もう一つ重要な「市場」がある。それは、自社の社員である。ブランドを浸透させ、顧客に価値を提供するのは、まさに彼らである。
筆者はブランド戦略の構築と実行について経営陣のお手伝いをすることが多い。その経験からすると、企業は最重要基盤となる社員を、無視してしまっていることが多い。
社内マーケティングがなぜ重要なのだろうか。それは何と言っても、社員の感情を製品やサービスと一体化するのに最善の方法だからである。
社員の思い入れがなければ、広告で伝えようとするメッセージも十分な効果を発揮できないだろう。場合によっては、顧客へのメッセージを社員が理解していないため、その期待に反した働きをしてしまうこともある。そのほかにも、ブランドの価値を信じていないとか、会社から疎外されていると感じたり、ともすれば自社に対して敵意を持ったりすることさえある。
社員がブランドに関心を示し、その価値を信じれば、もっと一生懸命に働くだろうし、ロイヤルティも高まるだろう。社員が目的とアイデンティティを共有することで気持ちが一つになり、奮起するのだ。

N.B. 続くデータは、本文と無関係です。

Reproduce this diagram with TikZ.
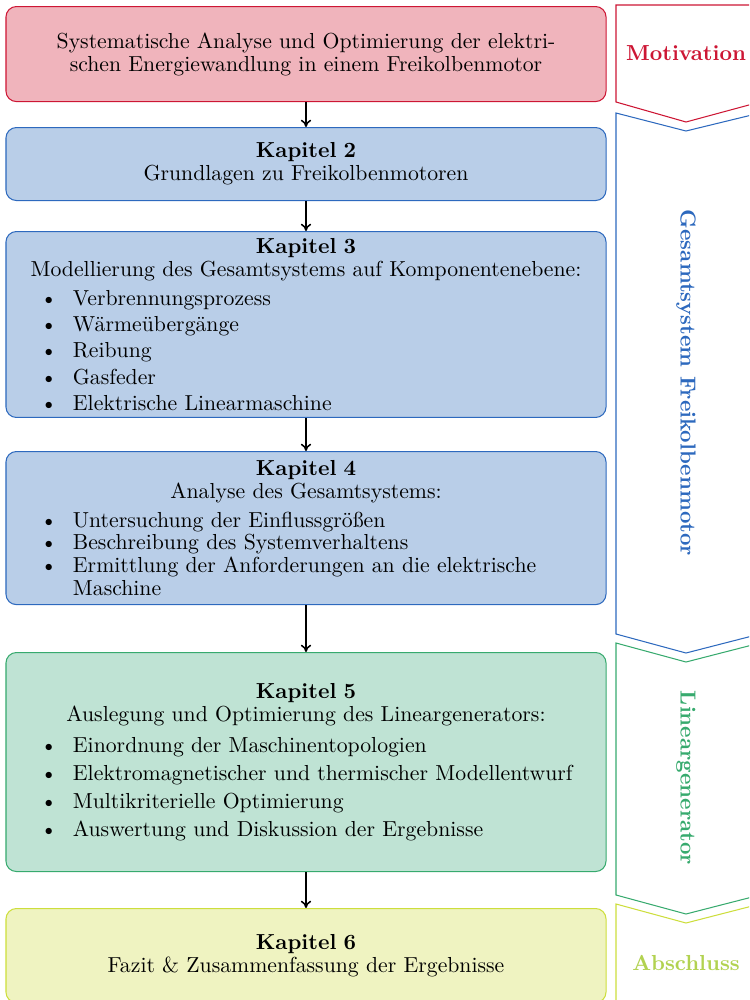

残念ながら、社内マーケティングを実践している企業は少ない。効果的に行っているかとなると、なおのこと心細い。社員に企業の戦略や方向性について知らしめる重要性を理解している企業幹部は多いが、ブランドを知らしめる必要性を理解している人はほとんどいない。ブランドについてはすでに知っていると思いこんでいるのだ。